** Information shown **
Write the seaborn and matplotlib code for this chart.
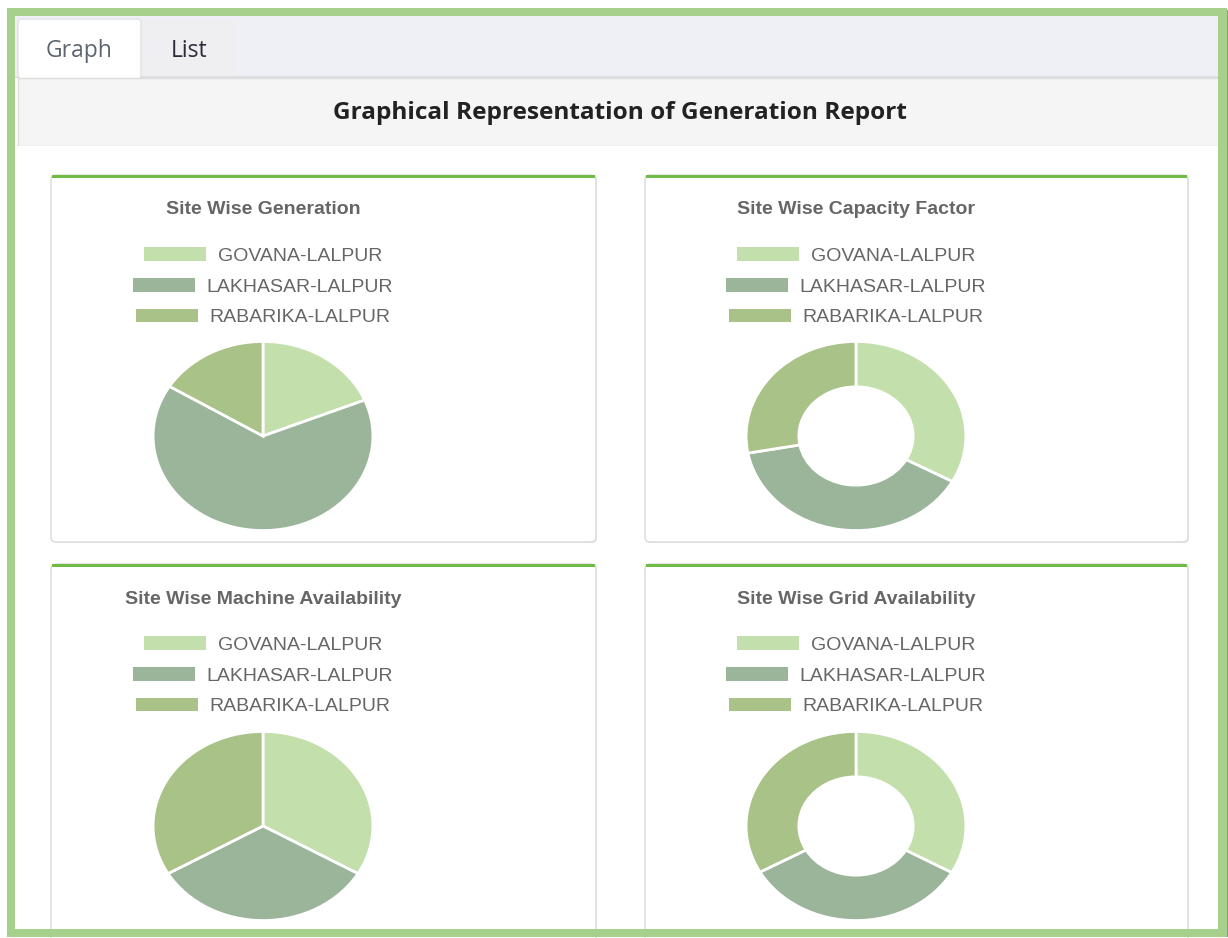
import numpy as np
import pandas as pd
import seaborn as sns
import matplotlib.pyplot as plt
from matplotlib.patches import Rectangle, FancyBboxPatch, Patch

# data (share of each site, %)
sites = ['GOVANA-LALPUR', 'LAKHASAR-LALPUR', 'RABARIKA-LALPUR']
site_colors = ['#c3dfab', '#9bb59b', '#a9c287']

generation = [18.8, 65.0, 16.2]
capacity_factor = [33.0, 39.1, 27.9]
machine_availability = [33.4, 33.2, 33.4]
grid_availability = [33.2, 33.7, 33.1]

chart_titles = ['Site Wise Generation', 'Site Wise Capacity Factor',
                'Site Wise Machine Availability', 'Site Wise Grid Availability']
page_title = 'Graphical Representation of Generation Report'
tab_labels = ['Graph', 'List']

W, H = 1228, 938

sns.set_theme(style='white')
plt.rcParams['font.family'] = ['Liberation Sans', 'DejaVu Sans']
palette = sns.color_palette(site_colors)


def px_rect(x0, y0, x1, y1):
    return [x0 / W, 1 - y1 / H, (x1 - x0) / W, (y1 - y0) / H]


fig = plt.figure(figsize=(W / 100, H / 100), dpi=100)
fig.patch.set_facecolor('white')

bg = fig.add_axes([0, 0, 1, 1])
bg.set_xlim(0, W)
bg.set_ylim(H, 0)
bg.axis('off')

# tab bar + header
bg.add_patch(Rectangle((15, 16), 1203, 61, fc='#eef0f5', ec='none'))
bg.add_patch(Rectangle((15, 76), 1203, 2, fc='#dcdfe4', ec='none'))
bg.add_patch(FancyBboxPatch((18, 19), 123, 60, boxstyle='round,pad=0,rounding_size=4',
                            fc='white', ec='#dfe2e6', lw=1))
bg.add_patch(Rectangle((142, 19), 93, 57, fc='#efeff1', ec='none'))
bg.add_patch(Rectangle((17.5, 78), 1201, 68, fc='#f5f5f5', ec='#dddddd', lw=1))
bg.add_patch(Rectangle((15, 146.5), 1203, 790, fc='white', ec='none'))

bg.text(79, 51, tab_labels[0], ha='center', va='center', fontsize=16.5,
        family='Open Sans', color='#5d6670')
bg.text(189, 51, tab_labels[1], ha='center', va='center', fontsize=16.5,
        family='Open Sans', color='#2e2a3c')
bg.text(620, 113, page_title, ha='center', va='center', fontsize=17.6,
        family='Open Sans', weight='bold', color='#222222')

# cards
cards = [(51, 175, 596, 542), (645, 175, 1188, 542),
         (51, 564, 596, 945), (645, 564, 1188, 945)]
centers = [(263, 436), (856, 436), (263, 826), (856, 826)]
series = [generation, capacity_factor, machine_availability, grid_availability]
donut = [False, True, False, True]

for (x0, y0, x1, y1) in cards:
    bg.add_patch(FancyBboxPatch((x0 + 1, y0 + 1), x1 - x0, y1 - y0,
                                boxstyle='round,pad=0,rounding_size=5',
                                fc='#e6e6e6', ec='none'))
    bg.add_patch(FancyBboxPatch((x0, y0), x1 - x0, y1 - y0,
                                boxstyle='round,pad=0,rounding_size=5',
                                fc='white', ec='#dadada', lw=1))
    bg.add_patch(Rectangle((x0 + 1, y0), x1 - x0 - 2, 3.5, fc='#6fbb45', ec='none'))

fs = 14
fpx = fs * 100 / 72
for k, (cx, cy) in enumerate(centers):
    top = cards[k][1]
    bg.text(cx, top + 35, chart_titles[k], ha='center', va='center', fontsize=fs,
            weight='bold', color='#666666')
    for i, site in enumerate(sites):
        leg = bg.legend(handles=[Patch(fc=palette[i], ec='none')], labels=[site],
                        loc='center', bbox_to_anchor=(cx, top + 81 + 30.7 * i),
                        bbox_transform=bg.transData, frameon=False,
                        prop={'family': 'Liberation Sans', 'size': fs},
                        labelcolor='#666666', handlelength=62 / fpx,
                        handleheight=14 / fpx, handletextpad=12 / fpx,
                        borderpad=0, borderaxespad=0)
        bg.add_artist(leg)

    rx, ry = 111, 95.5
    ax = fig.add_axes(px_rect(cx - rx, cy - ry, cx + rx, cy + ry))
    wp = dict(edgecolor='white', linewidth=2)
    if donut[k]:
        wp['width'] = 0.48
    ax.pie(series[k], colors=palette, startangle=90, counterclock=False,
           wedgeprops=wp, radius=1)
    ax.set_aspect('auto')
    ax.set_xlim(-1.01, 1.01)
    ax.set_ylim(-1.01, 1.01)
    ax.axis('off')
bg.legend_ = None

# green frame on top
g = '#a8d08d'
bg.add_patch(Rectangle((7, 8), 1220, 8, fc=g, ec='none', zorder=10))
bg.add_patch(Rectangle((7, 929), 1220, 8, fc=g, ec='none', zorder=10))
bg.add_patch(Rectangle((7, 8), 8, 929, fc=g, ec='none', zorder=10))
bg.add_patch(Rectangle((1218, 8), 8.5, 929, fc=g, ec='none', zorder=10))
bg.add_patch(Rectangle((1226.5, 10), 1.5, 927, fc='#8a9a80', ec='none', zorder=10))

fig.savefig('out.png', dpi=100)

** Directive **
Write out each line of the listing above, exactly, from its first line to the line holding "site_colors = ['#c3dfab', '#9bb59b', '#a9c287']", inclusive. Skip the pictures.

** Solution **
Write the seaborn and matplotlib code for this chart.
import numpy as np
import pandas as pd
import seaborn as sns
import matplotlib.pyplot as plt
from matplotlib.patches import Rectangle, FancyBboxPatch, Patch

# data (share of each site, %)
sites = ['GOVANA-LALPUR', 'LAKHASAR-LALPUR', 'RABARIKA-LALPUR']
site_colors = ['#c3dfab', '#9bb59b', '#a9c287']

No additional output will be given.